Author, screenwriter, social Activist

Kovid Gupta (born 1988) is an Indian-American author, screenwriter, filmmaker, and social activist. He gained recognition for his non-fiction works, including Kingdom of The Soap Queen: The Story of Balaji Telefilms and Redrawing India: The Teach For India Story.

==Early life==
Gupta was born and raised in Houston. His early exposure to Bollywood films played a formative role in shaping his creative interests.
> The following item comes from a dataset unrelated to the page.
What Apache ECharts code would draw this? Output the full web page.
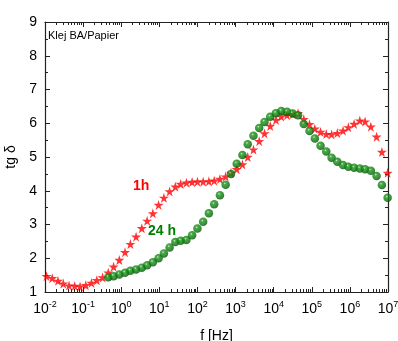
<!DOCTYPE html>
<html>
<head>
<meta charset="utf-8">
<script src="https://cdn.jsdelivr.net/npm/echarts@6/dist/echarts.min.js"></script>
<style>
  html, body { margin: 0; padding: 0; background: #ffffff; }
  #chart { width: 398px; height: 341px; }
</style>
</head>
<body>
<div id="chart"></div>
<script>
// log10 of frequency for each measured point
const logFreq = [
  -1.96, -1.81, -1.66, -1.52, -1.37, -1.22, -1.08, -0.93, -0.78, -0.64,
  -0.49, -0.34, -0.20, -0.05, 0.10, 0.24, 0.39, 0.54, 0.68, 0.83,
  0.98, 1.12, 1.27, 1.42, 1.56, 1.71, 1.86, 2.00, 2.15, 2.30,
  2.44, 2.59, 2.74, 2.88, 3.03, 3.18, 3.32, 3.47, 3.62, 3.76,
  3.91, 4.06, 4.20, 4.35, 4.50, 4.64, 4.79, 4.94, 5.08, 5.23,
  5.38, 5.52, 5.67, 5.82, 5.96, 6.11, 6.26, 6.40, 6.55, 6.70,
  6.84, 6.99
];

// tg delta, 1h (red stars)
const tgDelta1h = [
  1.47, 1.41, 1.33, 1.25, 1.19, 1.18, 1.16, 1.20, 1.27, 1.35,
  1.43, 1.57, 1.75, 1.95, 2.18, 2.42, 2.64, 2.89, 3.11, 3.33,
  3.58, 3.79, 3.98, 4.12, 4.20, 4.24, 4.26, 4.27, 4.27, 4.28,
  4.30, 4.35, 4.42, 4.53, 4.64, 4.78, 5.00, 5.22, 5.47, 5.70,
  5.92, 6.10, 6.20, 6.24, 6.27, 6.30, 6.12, 5.97, 5.84, 5.74,
  5.68, 5.67, 5.71, 5.78, 5.88, 5.98, 6.08, 6.05, 5.90, 5.60,
  5.15, 4.53
];

// tg delta, 24 h (green balls) - starts at the 12th frequency
const tgDelta24h = [
  null, null, null, null, null, null, null, null, null, null,
  null, 1.44, 1.47, 1.52, 1.57, 1.63, 1.67, 1.72, 1.79, 1.88,
  2.00, 2.14, 2.32, 2.48, 2.52, 2.54, 2.68, 2.88, 3.08, 3.33,
  3.60, 3.87, 4.18, 4.50, 4.80, 5.06, 5.38, 5.63, 5.86, 6.04,
  6.19, 6.30, 6.36, 6.34, 6.29, 6.24, 5.98, 5.77, 5.55, 5.33,
  5.16, 4.98, 4.86, 4.76, 4.71, 4.68, 4.66, 4.64, 4.59, 4.44,
  4.17, 3.79
];

const yTicks = [1, 2, 3, 4, 5, 6, 7, 8, 9];

const starPath = 'path://M50,0 L61,35 L98,35 L68,57 L79,91 L50,70 L21,91 L32,57 L2,35 L39,35 Z';
const fontFamily = 'Arial, "Liberation Sans", sans-serif';
const axisColor = '#222222';

const toPoints = (vals) => logFreq
  .map((e, i) => [Math.pow(10, e), vals[i]])
  .filter(p => p[1] !== null);

const chart = echarts.init(document.getElementById('chart'), null, { renderer: 'canvas' });

const xAxisBase = {
  type: 'log',
  logBase: 10,
  min: 0.01,
  max: 1e7,
  splitNumber: 9,
  axisLine: { show: true, lineStyle: { color: axisColor, width: 1.2 } },
  axisTick: { show: true, inside: true, length: 5, lineStyle: { color: axisColor } },
  minorTick: { show: true, splitNumber: 9, length: 3, lineStyle: { color: axisColor } },
  splitLine: { show: false }
};

const yAxisBase = {
  type: 'value',
  min: yTicks[0],
  max: yTicks[yTicks.length - 1],
  interval: 1,
  axisLine: { show: true, lineStyle: { color: axisColor, width: 1.2 } },
  axisTick: { show: true, inside: true, length: 5, lineStyle: { color: axisColor } },
  minorTick: { show: true, splitNumber: 2, length: 3, lineStyle: { color: axisColor } },
  splitLine: { show: false }
};

const option = {
  animation: false,
  backgroundColor: '#ffffff',
  grid: { left: 45, right: 10, top: 22, bottom: 49, outerBoundsMode: 'none', containLabel: false },
  xAxis: [
    Object.assign({}, xAxisBase, {
      position: 'bottom',
      name: 'f [Hz]',
      nameLocation: 'middle',
      nameGap: 37,
      nameTextStyle: { fontFamily: fontFamily, fontSize: 14, color: '#000' },
      axisLabel: {
        margin: 8,
        formatter: (v) => '{b|10}{s|' + Math.round(Math.log10(v)) + '}',
        rich: {
          b: { fontFamily: fontFamily, fontSize: 14, color: '#000' },
          s: { fontFamily: fontFamily, fontSize: 9, color: '#000', verticalAlign: 'top', padding: [0, 0, 9, 0] }
        }
      }
    }),
    Object.assign({}, xAxisBase, {
      position: 'top',
      axisLabel: { show: false }
    })
  ],
  yAxis: [
    Object.assign({}, yAxisBase, {
      position: 'left',
      name: 'tg δ',
      nameLocation: 'middle',
      nameGap: 25,
      nameRotate: 90,
      nameTextStyle: { fontFamily: fontFamily, fontSize: 14, color: '#000' },
      axisLabel: { margin: 8, fontFamily: fontFamily, fontSize: 14, color: '#000' }
    }),
    Object.assign({}, yAxisBase, {
      position: 'right',
      axisLabel: { show: false }
    })
  ],
  graphic: [
    {
      type: 'text', left: 48, top: 30,
      style: { text: 'Klej BA/Papier', fontFamily: fontFamily, fontSize: 11, fill: '#000' }
    },
    {
      type: 'text', left: 133, top: 179,
      style: { text: '1h', fontFamily: fontFamily, fontSize: 14, fontWeight: 'bold', fill: '#ff0000' }
    },
    {
      type: 'text', left: 148, top: 224,
      style: { text: '24 h', fontFamily: fontFamily, fontSize: 14, fontWeight: 'bold', fill: '#008000' }
    }
  ],
  series: [
    {
      name: '1h',
      type: 'scatter',
      data: toPoints(tgDelta1h),
      symbol: starPath,
      symbolSize: 10,
      itemStyle: { color: '#ff0000' }
    },
    {
      name: '24 h',
      type: 'scatter',
      data: toPoints(tgDelta24h),
      symbol: 'circle',
      symbolSize: 8.5,
      itemStyle: {
        color: {
          type: 'radial', x: 0.4, y: 0.35, r: 0.65,
          colorStops: [
            { offset: 0, color: '#d0ecd0' },
            { offset: 0.22, color: '#1f961f' },
            { offset: 0.75, color: '#067406' },
            { offset: 1, color: '#044c04' }
          ]
        }
      }
    }
  ]
};

chart.setOption(option);
</script>
</body>
</html>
He pursued his higher education at the University of Texas at Austin, earning three bachelor's degrees from the McCombs School of Business, Moody College of Communication, and College of Liberal Arts. Subsequently, he obtained an MBA from Cornell University.

==Career==
Gupta began his career by screenwriting mainstream Hindi television soap operas, receiving his first break with Balika Vadhu. This was followed by a collaboration with Ekta Kapoor and Balaji Telefilms, where authored Kingdom of The Soap Queen: The Story of Balaji Telefilms. Later, he joined Rajshri Productions, assisting Sooraj Barjatya on the production of Prem Ratan Dhan Payo. Subsequently, he worked as Head of Business Development at Vinod Chopra Films and Film Companion.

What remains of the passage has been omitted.